The sub-galactic and nuclear main sequences for local star-forming galaxies

TL;DR

This paper introduces a sub-galactic main sequence (SGMS) linking star formation rate surface density and stellar mass density within galaxies, demonstrating its consistency across scales and its dependence on galaxy morphology, with implications for understanding galaxy evolution.

Contribution

The study presents the first detailed analysis of the sub-galactic main sequence across different galaxy regions, including nuclei, and explores its dependence on morphology and implications for galaxy growth.

Findings

SGMS holds down to ~1 kpc scales with a slope of 0.91.
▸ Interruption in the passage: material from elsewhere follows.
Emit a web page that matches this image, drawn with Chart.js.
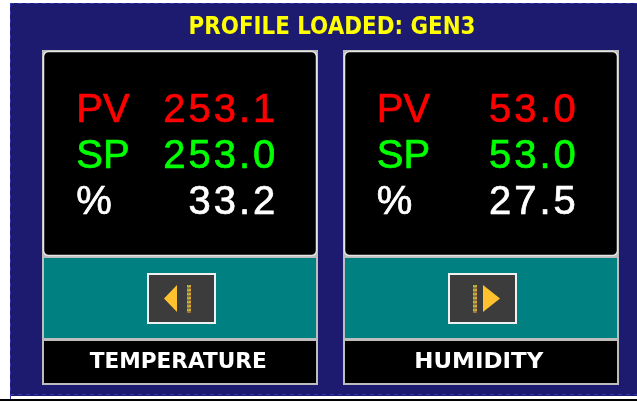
<!DOCTYPE html>
<html>
<head>
<meta charset="utf-8">
<script src="https://cdn.jsdelivr.net/npm/chart.js@4/dist/chart.umd.min.js"></script>
<style>
html, body { margin: 0; padding: 0; background: #fff; overflow: hidden; }
canvas { display: block; }
</style>
</head>
<body>
<canvas id="myChart" width="637" height="402"></canvas>
<script>
var title = 'PROFILE LOADED: GEN3';
var channels = ['TEMPERATURE', 'HUMIDITY'];
var pvValues = [253.1, 53.0];
var spValues = [253.0, 53.0];
var outValues = [33.2, 27.5];
var rowLabels = ['PV', 'SP', '%'];

var rowColors = ['#ff0000', '#00ff00', '#ffffff'];

function fitText(ctx, txt, cx, base, inkWidth, font, color) {
    ctx.save();
    ctx.font = font;
    ctx.textAlign = 'center';
    ctx.textBaseline = 'alphabetic';
    var m = ctx.measureText(txt);
    var w = m.actualBoundingBoxLeft + m.actualBoundingBoxRight;
    ctx.translate(cx, base);
    ctx.scale(inkWidth / w, 1);
    ctx.fillStyle = color;
    ctx.fillText(txt, 0, 0);
    ctx.restore();
}

function dashedLine(ctx, x, y, len, vertical) {
    ctx.fillStyle = '#3434b8';
    for (var i = 0; i < len; i += 8) {
        if (vertical) ctx.fillRect(x, y + i, 1, 4);
        else ctx.fillRect(x + i, y, 4, 1);
    }
}

function bigText(ctx, txt, x, base, color, align, spacing) {
    ctx.font = '40px "Liberation Sans", Arial, sans-serif';
    ctx.letterSpacing = spacing;
    ctx.textAlign = align;
    ctx.fillStyle = color;
    ctx.strokeStyle = color;
    ctx.lineWidth = 0.7;
    ctx.fillText(txt, x, base);
    ctx.strokeText(txt, x, base);
    ctx.letterSpacing = '0px';
}

function drawButton(ctx, bx, by, pointLeft) {
    ctx.fillStyle = '#3c3c3c';
    ctx.fillRect(bx, by, 69, 51);
    ctx.strokeStyle = '#f0f0f0';
    ctx.lineWidth = 2;
    ctx.strokeRect(bx + 1, by + 1, 67, 49);
    var top = by + 12, bot = by + 39, mid = by + 25.5;
    var triL, triR, barX;
    if (pointLeft) { triL = bx + 17; triR = bx + 30; barX = bx + 40; }
    else { triL = bx + 35; triR = bx + 52; barX = bx + 25; }
    ctx.fillStyle = '#ffc22e';
    ctx.beginPath();
    if (pointLeft) {
        ctx.moveTo(triL, mid); ctx.lineTo(triR, top); ctx.lineTo(triR, bot);
    } else {
        ctx.moveTo(triL, top); ctx.lineTo(triR, mid); ctx.lineTo(triL, bot);
    }
    ctx.closePath();
    ctx.fill();
    // barra punteada
    for (var y = top; y < bot; y += 2) {
        ctx.fillStyle = ((y - top) / 2) % 2 === 0 ? '#d8a838' : '#9c6a3a';
        ctx.fillRect(barX, y, 4, 2);
        ctx.fillStyle = '#7a9a3a';
        ctx.fillRect(barX + 1, y, 1, 1);
    }
}

var panelPlugin = {
    id: 'panel',
    beforeDatasetsDraw: function(chart) {
        var ctx = chart.ctx;
        var xs = chart.scales.x;

        ctx.save();
        // fondo azul
        ctx.fillStyle = '#1c1b70';
        ctx.fillRect(10, 3, 627, 393);
        dashedLine(ctx, 10, 3, 627, false);
        dashedLine(ctx, 10, 3, 393, true);
        dashedLine(ctx, 10, 394, 627, false);
        ctx.fillStyle = '#000';
        ctx.fillRect(0, 399, 637, 2);

        fitText(ctx, title, 332, 34, 284, 'bold 25px "DejaVu Sans"', '#ffff00');

        for (var i = 0; i < channels.length; i++) {
            var cx = xs.getPixelForValue(i);
            var x0 = Math.round(cx - 138);

            // marco de la tarjeta
            ctx.fillStyle = '#bdbdbd';
            ctx.fillRect(x0, 50, 276, 335);

            // display negro
            ctx.fillStyle = '#000';
            ctx.beginPath();
            ctx.roundRect(x0 + 1.5, 51.5, 273, 204, 5);
            ctx.fill();
            ctx.strokeStyle = '#e6e6e6';
            ctx.lineWidth = 1.5;
            ctx.stroke();

            // zona verde azulada
            ctx.fillStyle = '#008080';
            ctx.fillRect(x0 + 2, 258, 272, 80);

            // caja de etiqueta
            ctx.fillStyle = '#000';
            ctx.fillRect(x0 + 2, 341, 272, 42);

            var vals = [pvValues[i], spValues[i], outValues[i]];
            for (var r = 0; r < rowLabels.length; r++) {
                var base = 122 + r * 46;
                bigText(ctx, rowLabels[r], cx - 104, base, rowColors[r], 'left', '0px');
                bigText(ctx, vals[r].toFixed(1), cx + 98, base, rowColors[r], 'right', '3px');
            }

            drawButton(ctx, Math.round(cx - 33), 273, i === 0);

            var lw = channels[i].length * 16;
            fitText(ctx, channels[i], cx - 2, 368, lw, 'bold 22px "DejaVu Sans"', '#ffffff');
        }
        ctx.restore();
    }
};

var ctx = document.getElementById('myChart');
var myChart = new Chart(ctx, {
    type: 'bar',
    data: {
        labels: channels,
        datasets: [{
            label: 'PV',
            data: pvValues,
            backgroundColor: 'rgba(0,0,0,0)',
            borderWidth: 0
        }]
    },
    plugins: [panelPlugin],
    options: {
        responsive: false,
        animation: false,
        events: [],
        layout: { padding: { left: 30, right: 6, top: 0, bottom: 0 } },
        scales: {
            x: { display: false },
            y: { display: false, min: 0 }
        },
        plugins: {
            legend: { display: false },
            tooltip: { enabled: false }
        }
    }
});
</script>
</body>
</html>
Late-type galaxies have a steeper SGMS slope (0.97) than early-types (0.81).

Nuclear regions show a distinct SFR-mass sequence, correlating with total galaxy mass.

Abstract

We describe a sub-galactic main sequence (SGMS) relating star formation rate surface density ($\Sigma_{\textrm{SFR}}$) and stellar mass density ($\Sigma_{\star}$) for distinct regions within star forming galaxies, including their nuclei. We use a sample of 246 nearby star-forming galaxies from the "Star Formation Reference Survey" and demonstrate that the SGMS holds down to $ \sim $1 kpc scales with a slope of $\alpha=0.91$ and a dispersion of 0.31 dex, similar to the well-known main sequence (MS) measured for globally integrated star formation rates (SFRs) and stellar masses. The SGMS slope depends on galaxy morphology, with late-type galaxies (Sc$-$Irr) having $\alpha = 0.97$ and early-type spirals (Sa$-$Sbc) having $\alpha = 0.81$. The SGMS constructed from sub-regions of individual galaxies has on average the same characteristics as the composite SGMS from all galaxies. The SGMS for galaxy nuclei shows a dispersion similar to that seen for other sub-regions. Sampling a limited range of SFR$-$M$_{\star} $ space may produce either sub-linearity or super-linearity of the SGMS slope. For nearly all galaxies, both SFR and stellar mass peak in the nucleus, indicating that circumnuclear clusters are among the most actively star-forming regions in the galaxy and the most massive. The nuclear SFR also correlates with total galaxy mass, forming a distinct sequence from the standard MS of star-formation. The nuclear main sequence will be useful for studying bulge growth and for characterizing feedback processes connecting AGN and star formation.